Anche se questa visita riveste un carattere particolare a causa dell’attualità, non è un atto isolato: s’iscrive nella continuità della preoccupazione che i vescovi francesi hanno per i loro fratelli di Oriente. C’è un legame stretto tra la Francia e il Medio Oriente e numerosa è la comunità caldea che vive emigrata sul suolo francese. Sarà forse stato questo legame a spingere nei giorni scorsi il governo francese a intraprendere un’iniziativa straordinaria a favore dei cristiani iracheni perseguitati concedendo loro asilo sul territorio francese. Giovedì scorso invece il presidente della Repubblica François Hollande ha telefonato al nuovo presidente dell’Iraq, Fouad Massoun, per felicitarsi della sua elezione e assicurare il sostegno della Francia per la stabilità del Paese. Ha anche espresso parole di “viva preoccupazione” e di “grande inquietudine” per le persecuzioni di cui sono vittime i cristiani a opera di “gruppi terroristi”. I cristiani – ha detto Hollande – sono una “componente essenziale della Repubblica d’Iraq”.

Il destino del Mediterraneo.

Tornati a casa, i tre vescovi francesi apprezzano l’iniziativa del governo francese come un gesto di “buona volontà” ma manifestano la loro forte perplessità (condivisa con il patriarca Sako) rispetto all’emigrazione dei cristiani dall’Iraq. “Quando si ha paura – spiega Barbarin – si scappa, si cerca di mettere al sicuro la vita.
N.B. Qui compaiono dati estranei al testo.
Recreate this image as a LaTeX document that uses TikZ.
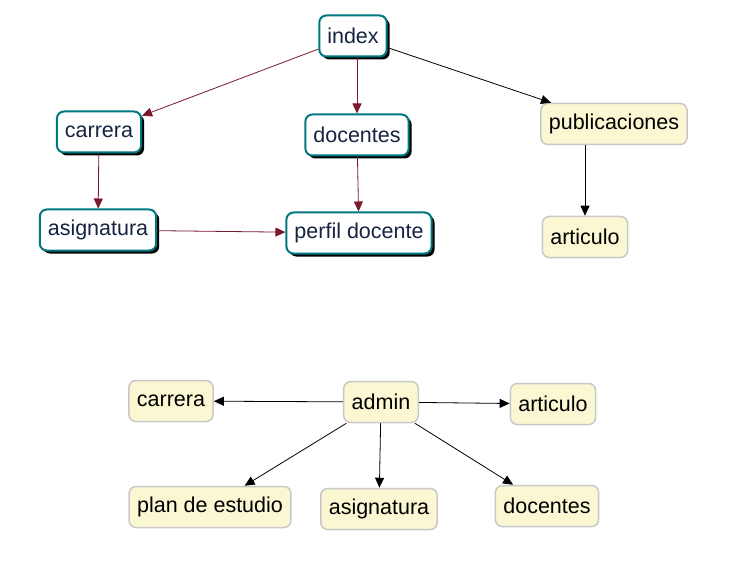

È meglio vivere che morire, certo. Ma in questi giorni abbiamo più volte sentito il patriarca Sako esortare i cristiani a restare. Lo abbiamo sentito dire: ‘Noi abbiamo bisogno di voi’. La presenza dei cristiani in questo Paese è un fattore di pace in un conflitto che esiste tra sciiti, sunniti e curdi”. Esprime lo stesso parere monsignor Pascal Gollnisch, che chiede: “Quale avvenire potranno avere i 450mila caldei in Francia?”. Ed aggiunge: “Non si può risolvere il problema favorendo questo esodo. Significherebbe che noi stessi agiamo come agisce il Califfato islamico e cioè svuotando l’Iraq dei suoi cristiani”. È in gioco il delicato equilibrio di civiltà presente su quel territorio. Una questione che tocca da molto vicino l’Europa stessa. “Come pensare – domanda il vescovo – che ci possa essere una graduale e continua distribuzione dell’Islam in Europa e, allo stesso tempo, un’epurazione costante dei cristiani nel Sud del Mediterraneo? E come credere che tutto ciò possa avvenire tranquillamente e pacificamente? Credo che dovremmo riflettere su questo”.